The dullness of the Disciples

Mark 8:12-16 ESV
Now they had forgotten to bring bread, and they had only one loaf with them in the boat. 15 And he cautioned them, saying, “Watch out; beware of the leaven of the Pharisees and the leaven of Herod.” 16 And they began discussing with one another the fact that they had no bread. 

  • Jesus was explaining the spiritual principles and the disciples were thinking about groceries.  When Jesus told them to, “Watch out and beware of the leaven of the Pharisees and Herod,” they thought that they should not use ingredients offered by these people.  The “leaven” that Jesus was talking about was the self-righteous pride and the self-centered pride of both the pharisees and king Herod. If they allow this pride to pierce their hearts, it will grow and spread into their whole being and change them and harden them with this evil from within.  
  • Jesus at this point pelted them with a series of questions . . . 

Mark 8:17-21 ESV
And Jesus, aware of this, said to them, “Why are you discussing the fact that you have no bread? Do you not yet perceive or understand? Are your hearts hardened? 18 Having eyes do you not see, and having ears do you not hear? And do you not remember? 19 When I broke the five loaves for the five thousand, how many baskets full of broken pieces did you take up?” They said to him, “Twelve.” 20 “And the seven for the four thousand, how many baskets full of broken pieces did you take up?” And they said to him, “Seven.” 21 And he said to them, “Do you not yet understand?”

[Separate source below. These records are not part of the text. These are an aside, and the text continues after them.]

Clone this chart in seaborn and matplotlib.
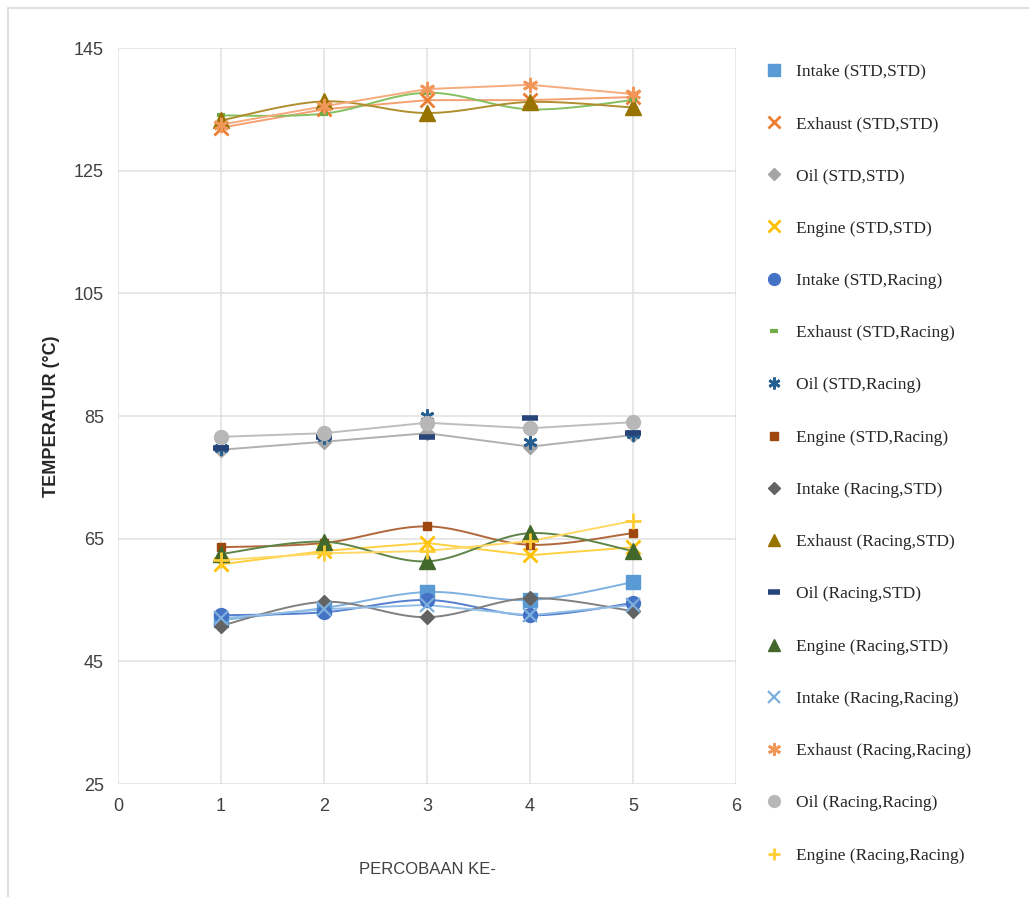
import numpy as np
import pandas as pd
import matplotlib
matplotlib.use("Agg")
import matplotlib.pyplot as plt
from matplotlib.lines import Line2D
import seaborn as sns

# ---------------- data ----------------
trials = [1, 2, 3, 4, 5]
series_names = [
    "Intake (STD,STD)", "Exhaust (STD,STD)", "Oil (STD,STD)", "Engine (STD,STD)",
    "Intake (STD,Racing)", "Exhaust (STD,Racing)", "Oil (STD,Racing)", "Engine (STD,Racing)",
    "Intake (Racing,STD)", "Exhaust (Racing,STD)", "Oil (Racing,STD)", "Engine (Racing,STD)",
    "Intake (Racing,Racing)", "Exhaust (Racing,Racing)", "Oil (Racing,Racing)", "Engine (Racing,Racing)",
]
intake_std_std = [51.7, 53.7, 56.3, 55.0, 57.9]
exhaust_std_std = [132.0, 135.0, 136.5, 136.5, 137.0]
oil_std_std = [79.5, 80.8, 82.2, 80.0, 81.9]
engine_std_std = [60.8, 63.0, 64.3, 62.3, 63.6]
intake_std_racing = [52.5, 53.0, 55.0, 52.5, 54.5]
exhaust_std_racing = [134.0, 134.3, 137.7, 135.0, 136.5]
oil_std_racing = [79.8, 81.5, 85.0, 80.8, 82.0]
engine_std_racing = [63.6, 64.3, 67.0, 64.0, 65.9]
intake_racing_std = [50.8, 54.7, 52.2, 55.3, 53.2]
exhaust_racing_std = [133.2, 136.3, 134.4, 136.2, 135.3]
oil_racing_std = [79.8, 81.5, 81.6, 84.7, 82.2]
engine_racing_std = [62.5, 64.5, 61.3, 65.9, 63.0]
intake_racing_racing = [52.0, 53.5, 54.2, 52.5, 54.2]
exhaust_racing_racing = [132.5, 135.5, 138.3, 139.0, 137.5]
oil_racing_racing = [81.6, 82.2, 83.9, 83.0, 84.0]
engine_racing_racing = [61.5, 62.6, 63.0, 64.6, 67.9]

values = [
    intake_std_std, exhaust_std_std, oil_std_std, engine_std_std,
    intake_std_racing, exhaust_std_racing, oil_std_racing, engine_std_racing,
    intake_racing_std, exhaust_racing_std, oil_racing_std, engine_racing_std,
    intake_racing_racing, exhaust_racing_racing, oil_racing_racing, engine_racing_racing,
]
x_ticks = [0, 1, 2, 3, 4, 5, 6]
y_ticks = [25, 45, 65, 85, 105, 125, 145]

# ---------------- styles ----------------
colors = ["#5B9BD5", "#ED7D31", "#A5A5A5", "#FFC000",
          "#4472C4", "#70AD47", "#255E91", "#9E480E",
          "#636363", "#997300", "#264478", "#43682B",
          "#7CAFDD", "#F1975A", "#B7B7B7", "#FFCD33"]
line_colors = ["#7FB2E0", "#F4A070", "#B0B0B0", "#FFD040",
               "#5580D0", "#85C060", None, "#B0673A",
               "#808080", "#B08E30", None, "#5E8448",
               "#92BEE6", "#F5AB7C", "#BDBDBD", "#FFD866"]
smooth = [True, False, False, False,
          True, True, False, True,
          True, True, False, True,
          False, False, False, False]
markers = ["s", "x", "D", "x",
           "o", "_", (6, 2, 0), "s",
           "D", "^", "_", "^",
           "x", (6, 2, 0), "o", "+"]
msizes = [10, 10, 7.5, 10, 10, 6, 10, 6, 7.5, 11, 11, 11, 10, 11, 10, 11]
mew = [1, 2, 1, 2, 1, 3, 2, 1, 1, 1, 4, 1, 1.6, 2, 1, 2]


def smooth_curve(xv, yv, n=30):
    xv = np.asarray(xv, float)
    yv = np.asarray(yv, float)
    P = np.column_stack([xv, yv])
    Pe = np.vstack([P[0], P, P[-1]])
    out = [P[0]]
    for i in range(len(P) - 1):
        p0, p1, p2, p3 = Pe[i], Pe[i + 1], Pe[i + 2], Pe[i + 3]
        c1 = p1 + (p2 - p0) / 6.0
        c2 = p2 - (p3 - p1) / 6.0
        t = np.linspace(0, 1, n)[1:, None]
        b = ((1 - t) ** 3) * p1 + 3 * ((1 - t) ** 2) * t * c1 + 3 * (1 - t) * t ** 2 * c2 + t ** 3 * p2
        out.extend(b)
    out = np.array(out)
    return out[:, 0], out[:, 1]


# ---------------- figure ----------------
sns.set_theme(style="white")
plt.rcParams["font.family"] = ["Liberation Sans Narrow", "Liberation Sans", "DejaVu Sans"]

fig = plt.figure(figsize=(10.29, 8.97), dpi=100)
ax = fig.add_axes([118 / 1029, 1 - 784 / 897, (736 - 118) / 1029, (784 - 48) / 897])

df = pd.DataFrame({
    "trial": np.tile(trials, len(series_names)),
    "temp": np.concatenate(values),
    "series": np.repeat(series_names, len(trials)),
})

for i, name in enumerate(series_names):
    sub = df[df["series"] == name]
    if line_colors[i] is not None:
        if smooth[i]:
            xs, ys = smooth_curve(sub["trial"], sub["temp"])
            ax.plot(xs, ys, color=line_colors[i], lw=1.4, zorder=2 + i * 0.01)
        else:
            sns.lineplot(data=sub, x="trial", y="temp", ax=ax, color=line_colors[i],
                         lw=1.4, legend=False, zorder=2 + i * 0.01)
for i, name in enumerate(series_names):
    sub = df[df["series"] == name]
    ax.plot(sub["trial"], sub["temp"], linestyle="none", marker=markers[i],
            markersize=msizes[i], color=colors[i], markeredgecolor=colors[i],
            markeredgewidth=mew[i], zorder=3 + i * 0.01)

ax.set_xlim(0, 6)
ax.set_ylim(25, 145)
ax.set_xticks(x_ticks)
ax.set_yticks(y_ticks)
ax.tick_params(axis="both", labelsize=13, colors="#404040", length=0, pad=10)
ax.grid(True, color="#E0E0E0", lw=1.1)
for s in ax.spines.values():
    s.set_visible(False)
ax.set_xlabel("PERCOBAAN KE-", fontsize=12, color="#404040", labelpad=34)
ax.set_ylabel("TEMPERATUR (°C)", fontsize=13, fontweight="bold", color="#262626", labelpad=10)

# outer chart border
fig.add_artist(Line2D([8 / 1029, 1.0], [1 - 8 / 897, 1 - 8 / 897], color="#D9D9D9", lw=1.2,
                      transform=fig.transFigure))
fig.add_artist(Line2D([8 / 1029, 8 / 1029], [1 - 8 / 897, 0.0], color="#D9D9D9", lw=1.2,
                      transform=fig.transFigure))

handles = [Line2D([], [], linestyle="none", marker=markers[i], markersize=msizes[i] * 0.85,
                  color=colors[i], markeredgecolor=colors[i], markeredgewidth=mew[i])
           for i in range(len(series_names))]
leg = fig.legend(handles, series_names, loc="upper left", bbox_to_anchor=(750 / 1029, 1 - 48 / 897),
                 frameon=False, handlelength=1.0, handletextpad=0.75, labelspacing=2.08,
                 prop={"family": ["Liberation Serif", "DejaVu Serif"], "size": 12.5})
for t in leg.get_texts():
    t.set_color("#262626")

fig.savefig("out.png", dpi=100)
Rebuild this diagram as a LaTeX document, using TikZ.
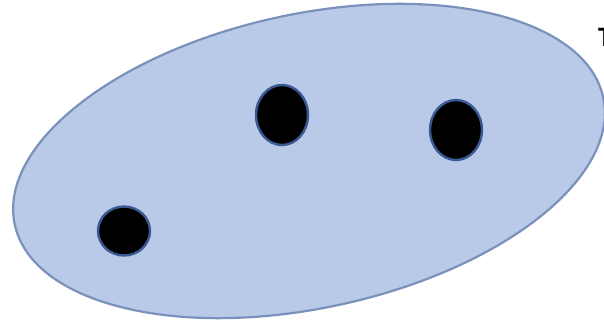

  • Jesus “woke them up” by asking them a series of questions that made them remember and made them focus on what He had taught them and what He had shown them so that they could understand who He was. 
  • In the feeding of the 5,ooo (Mark 6), it was done in a predominately Jewish area with His followers who had become weary because of ministry.  Because of the compassion and power of God, Jesus met both the spiritual and physical needs of these people as He fulfilled Psalm 23 as the good shepherd. The 12 baskets full of broken pieces that were left over were collected in small personalized baskets the Jews carried for their “kosher” food.  Jesus Himself was the “mana” from heaven. He was the “bread of heaven.” He was the “bread of life” (see John 6) that was broken for them personally and was given to the 12 tribes of Israel.
  • The feeding of the 4,000 was done in a predominately Gentile (non-Jewish) area, and the people had to wait longer for the miracle (three days). Because of the compassion and power of God, the spiritual and physical needs of the people were met. They collected seven large baskets of broken pieces that were left over. He was the “bread of heaven,” He was the bread of life” that was broken and given to the rest of the Gentile world as well (the large seven baskets for seven days of creation). Jesus is the living mana from heaven because the compassion and power of God was broken and given to all who come to Him in humility and in their need, both to the Jew and also to the Gentiles.  

Conclusion and Communion 

  • Know deep in your hearts that Jesus is compassionate and has the power to meet your deepest and earnest needs. He will do so for all who seek Him in humility and truth. 
  • Know that Jesus is indeed the “Bread of Life” that was broken for you and those in the world, both Jew and Gentile.  The heart of God, in the perfection of God for the Glory of God.